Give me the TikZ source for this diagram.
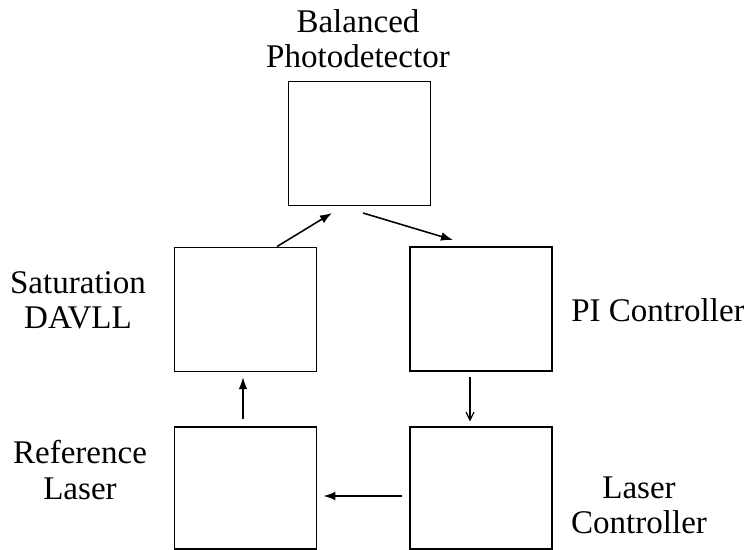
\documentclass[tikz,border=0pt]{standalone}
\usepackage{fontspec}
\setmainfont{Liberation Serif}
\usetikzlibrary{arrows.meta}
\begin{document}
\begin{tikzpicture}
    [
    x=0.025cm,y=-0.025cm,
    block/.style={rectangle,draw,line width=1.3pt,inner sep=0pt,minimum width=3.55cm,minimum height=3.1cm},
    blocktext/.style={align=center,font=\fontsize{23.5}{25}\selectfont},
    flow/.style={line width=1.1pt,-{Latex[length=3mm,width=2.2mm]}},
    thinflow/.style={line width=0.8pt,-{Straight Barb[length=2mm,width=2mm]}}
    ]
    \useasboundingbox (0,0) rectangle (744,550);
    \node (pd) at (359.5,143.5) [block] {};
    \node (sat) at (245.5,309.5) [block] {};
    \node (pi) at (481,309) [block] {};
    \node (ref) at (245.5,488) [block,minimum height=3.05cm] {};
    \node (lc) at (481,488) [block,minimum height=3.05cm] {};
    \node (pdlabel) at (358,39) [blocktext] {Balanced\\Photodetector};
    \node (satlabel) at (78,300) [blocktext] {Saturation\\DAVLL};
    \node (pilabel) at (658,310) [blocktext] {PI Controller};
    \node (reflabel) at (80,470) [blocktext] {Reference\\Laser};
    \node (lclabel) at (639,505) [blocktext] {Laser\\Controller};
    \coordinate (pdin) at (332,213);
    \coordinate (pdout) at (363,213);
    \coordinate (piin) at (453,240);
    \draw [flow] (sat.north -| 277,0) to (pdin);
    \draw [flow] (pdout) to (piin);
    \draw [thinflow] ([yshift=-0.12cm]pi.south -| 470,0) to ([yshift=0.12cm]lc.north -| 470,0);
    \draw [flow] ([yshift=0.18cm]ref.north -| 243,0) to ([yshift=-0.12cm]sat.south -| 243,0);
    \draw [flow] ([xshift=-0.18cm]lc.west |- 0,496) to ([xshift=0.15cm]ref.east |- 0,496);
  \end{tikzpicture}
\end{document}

EXERCISE PROMPT -> Copy the data word for word. Pictures do not go in the copy.

TASK RESULT ->
Give me the TikZ source for this diagram.
\documentclass[tikz,border=0pt]{standalone}
\usepackage{fontspec}
\setmainfont{Liberation Serif}
\usetikzlibrary{arrows.meta}
\begin{document}
\begin{tikzpicture}
    [
    x=0.025cm,y=-0.025cm,
    block/.style={rectangle,draw,line width=1.3pt,inner sep=0pt,minimum width=3.55cm,minimum height=3.1cm},
    blocktext/.style={align=center,font=\fontsize{23.5}{25}\selectfont},
    flow/.style={line width=1.1pt,-{Latex[length=3mm,width=2.2mm]}},
    thinflow/.style={line width=0.8pt,-{Straight Barb[length=2mm,width=2mm]}}
    ]
    \useasboundingbox (0,0) rectangle (744,550);
    \node (pd) at (359.5,143.5) [block] {};
    \node (sat) at (245.5,309.5) [block] {};
    \node (pi) at (481,309) [block] {};
    \node (ref) at (245.5,488) [block,minimum height=3.05cm] {};
    \node (lc) at (481,488) [block,minimum height=3.05cm] {};
    \node (pdlabel) at (358,39) [blocktext] {Balanced\\Photodetector};
    \node (satlabel) at (78,300) [blocktext] {Saturation\\DAVLL};
    \node (pilabel) at (658,310) [blocktext] {PI Controller};
    \node (reflabel) at (80,470) [blocktext] {Reference\\Laser};
    \node (lclabel) at (639,505) [blocktext] {Laser\\Controller};
    \coordinate (pdin) at (332,213);
    \coordinate (pdout) at (363,213);
    \coordinate (piin) at (453,240);
    \draw [flow] (sat.north -| 277,0) to (pdin);
    \draw [flow] (pdout) to (piin);
    \draw [thinflow] ([yshift=-0.12cm]pi.south -| 470,0) to ([yshift=0.12cm]lc.north -| 470,0);
    \draw [flow] ([yshift=0.18cm]ref.north -| 243,0) to ([yshift=-0.12cm]sat.south -| 243,0);
    \draw [flow] ([xshift=-0.18cm]lc.west |- 0,496) to ([xshift=0.15cm]ref.east |- 0,496);
  \end{tikzpicture}
\end{document}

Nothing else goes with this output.